First, if you seek an example of or are uncertain what a “strawman argument” is—typically defined as “giving the impression of refuting an opponent’s argument, while refuting an argument that was not presented by that opponent”—then look no further than to Gottfried’s “rebuttal” which exemplifies the strawman fallacy in a very special way, beginning with its title: “Islam’s Expansion Across Europe: Not Martin Luther’s Fault.” Bravo, Gottfried—what an insight! But who ever said “Islam’s expansion across Europe” was Luther’s fault? Well, if you read Gottfried’s piece without crosschecking his claims against my article, apparently I did. Of course, back in the real world, I never did. Indeed, as someone who just finished writing a (forthcoming) book about the history of Islamic jihad against Europe—at least 75 percent of which occurred before not after Luther—the claim strikes me more than most as absurd.
Gottfried’s next obvious distortion appears in his very opening sentence: “In one of the stranger manifestations of misguided Catholic piety or repugnance for the Protestant Reformation, being exhibited on the occasion of its 500th anniversary, Raymond Ibrahim reveals a bizarre version of the blame game.” I will address the “repugnance” thing below; for now, why does Gottfried offer as a possibility that I might have been motivated by “misguided Catholic piety” when I had clearly written that “I am, for the record, neither Protestant nor Catholic”?
Only two conclusions exist: either Gottfried never read my article (which is pathetic for someone claiming to “rebut” it), or else he is willfully misrepresenting. Although my first instinct was inclined to the former, other “techniques” employed by Gottfried point to willful deception. For example, he never quotes me as saying the things he claims I say—the way I am quoting him here—except on two occasions: in both, he claims I wrote that Luther urged “passivity” against the hostile Muslim invaders. In reality, I had written that “Luther originally preached passivity,” which, of course, is an indisputable fact. Lest there remain any confusion on this point, along with the several quotes and sources I cited in my original article—including Luther’s own words that although the Muslim sultan “rages most intensely by murdering Christians in the body … he, after all, does nothing by this but fill heaven with saints”—here are some more Western authorities:
According to S.J. Allen and Emilie Amt, university professors and editors of The Crusades: A Reader: “The Protestant leader Martin Luther had earlier preached against an Ottoman crusade, believing that it was a Catholic cause, and therefore wrong in the eyes of God. Luther changed his mind after Vienna, when the threat moved closer to home…” (p. 413).

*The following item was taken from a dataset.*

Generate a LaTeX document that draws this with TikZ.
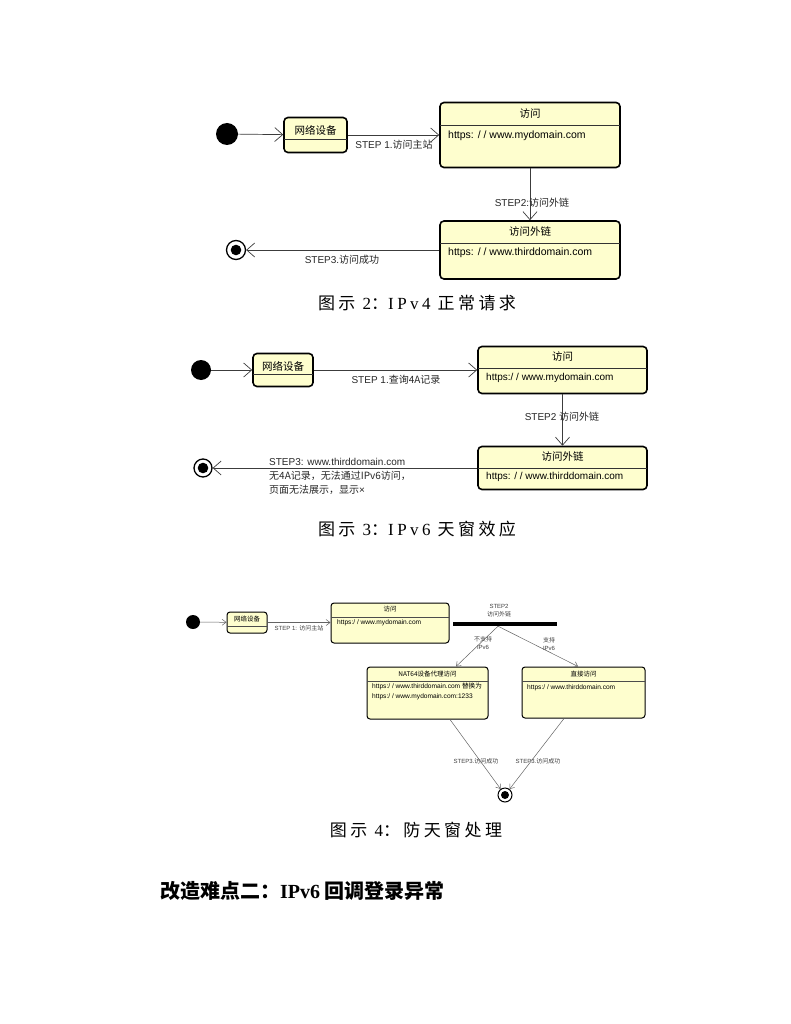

Ditto for Thomas Madden (Crusades historian): “Luther set the tone for Protestant thought on the Turkish threat. When [Pope] Leo X was still trying to resurrect his crusade in 1520, Luther wrote that ‘to fight against the Turks is to oppose the judgement God visits upon our iniquities through them.’ In Luther’s view, crusades against the Ottomans were wars against God…. After the siege of Vienna in 1529, the Turkish threat became much more dire to Germans, and so Luther changed his mind” (A New Concise History of the Crusades, pp. 209-210).
Be that as it may; the relevant question here is, why does Gottfried intentionally misquote me—twice—as saying that Luther preached “passivity” when I wrote that he “originally preached passivity”? Simple: my formulation is correct, whereas something as “subtle” as omitting my qualifier (“originally”) leads to the formulation that Gottfried needs to knock out his strawman.
One can go on and on, but the point should be clear by now. Anyone interested in seeing more observations concerning Gottfried’s distortions is encouraged to go through the comments section of his article.[*]
As for the second, more important lesson. Although many Protestants made it a point to agree with my original article, for others, the Reformation and especially Luther seem to be beyond reproach. Now, on the one hand, I understand the frustration, especially among pro-Israel Protestants: they’ve had to apologize for and be embarrassed by Luther’s notorious antisemitism—and they’ll be damned if Islam is also going to be laid at Luther’s feet; hence the kneejerk response to any claim that negatively associates Luther with Islam.
But this misses the point of my original article entirely: to trace how and why the image of Islam dramatically improved in the West over the last few centuries; and yes, like it or not, Protestantism and its leaders played a major if unintentional role in this change, particularly by using “good” and “noble” Islam as a foil to demonize “bad” and “corrupt” Catholicism with. This is not a “controversial” view; it is established fact confirmed by many historians, including Protestant ones. Nor does the mere acknowledgment of this fact reflect, as Gottfried claims, “a repugnance [on my part] for the Protestant Reformation.”
To reiterate—and for those hard of reading or worse—here is what I wrote in my original article:
That the Protestant Reformation unwittingly benefited Islam should not be interpreted as an attack on the Reformation or a defense of Catholicism. Nor does it say anything about the theological merits, or truths, of either…. Rather, the point here is that the actions of fallible men, of both religious persuasions, had unforeseen consequences. And, if the historic rifts within Christendom—beginning at Chalcedon in 451, when Orthodoxy (not Catholicism or Protestantism) broke apart—always worked to Islam’s advantage, it should come as no surprise that the greatest of all Christian sunderings also had the greatest impact.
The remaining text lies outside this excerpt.